System Design - Interview
1. Understand the Problem and Establish Design Scope
Ask questions to understand the exact requirements. Here is a list of questions to help you get started:
- What specific features are we going to build?
- How many users does the product have?
- How fast does the company anticipate to scale up? What are the anticipated scales in 3 months, 6 months, and a year?
- What is the company's technology stack? What existing services you might leverage to simplify the design?
1.1 Example: Design a News Feed System
Questions:
- Is this a mobile app? Or a web app? Or both?: Both
- What are the most important features for the product?: make a post and see friends' news feed
- Is the news feed sorted in reverse chronological order or a particular order?: feed is sorted by reverse chronological order.
- How many friends can a user have?: 5000
- What is the traffic volume?: 10 million daily active users (DAU)
- Can feed contain images, videos, or just text?: yes, including both images and videos.
2. Propose high-level design and get buy-in
develop a high-level design and reach an agreement with the interviewer on the design.
- Come up with an initial blueprint for the design
- Draw box diagrams with key components on the whiteboard or paper
- Do back-of-the-envelope calculations to evaluate if your blueprint fits the scale constraints.
For Example: The news feed system is divided into two flows: feed publishing and news feed building.
- Feed publishing: when a user publishes a post, corresponding data is written into cache/database, and the post will be populated into friends' news feed.
- Newsfeed building: the news feed is built by aggregating friends' posts in a reverse chronological order
3. Design deep dive
you and your interviewer should have already achieved the following objectives:
- Agreed on the overall goals and feature scope
- Sketched out a high-level blueprint for the overall design
- Obtained feedback from your interviewer on the high-level design
- Had some initial ideas about areas to focus on in deep dive based on her feedback
Example: investigate two of the most important use cases:
- Feed publishing
- News feed retrieval
4. Wrap Up
the interviewer might ask you a few follow-up questions or give you the freedom to discuss other additional points. Here are a few directions to follow:
- The interviewer might want you to identify the system bottlenecks and discuss potential improvements.
- It could be useful to give the interviewer a recap of your design.
- Error cases (server failure, network loss, etc.) are interesting to talk about
- Operation issues are worth mentioning. How do you monitor metrics and error logs? How to roll out the system?
- How to handle the next scale curve is also an interesting topic.
- Propose other refinements you need if you had more time.
Dos:
- Do not assume your assumption is correct. Always ask for clarification.
- Understand the requirements of the problem.
- Let the interviewer know what you are thinking. Communicate with your interview.
- Suggest multiple approaches if possible.

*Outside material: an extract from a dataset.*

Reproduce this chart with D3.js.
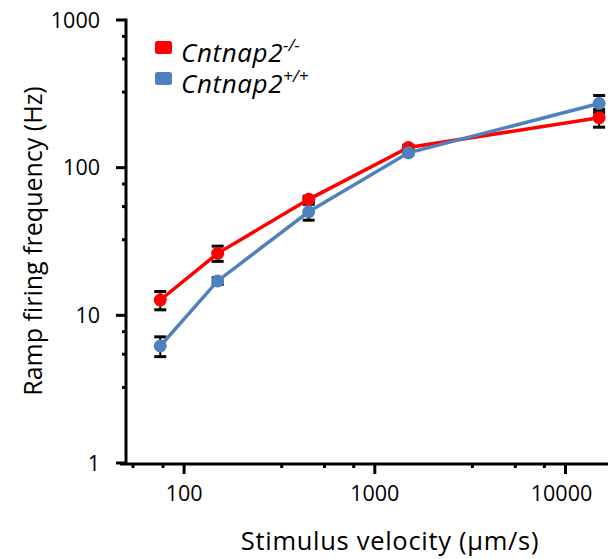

- Once you agree with your interviewer on the blueprint, go into details on each component. Design the most critical components first.
- Never give up.
Don'ts:
- Don't be unprepared for typical interview questions
- Don't jump into a solution without clarifying the requirements and assumptions
- Don't go into too much detail on a single component in the beginning
- If you get stuck, don't hesitate to ask for hints
- Again, communicate. Don't think in silence
- You are not done until your interviewer says you are done. Ask for feedback early and often.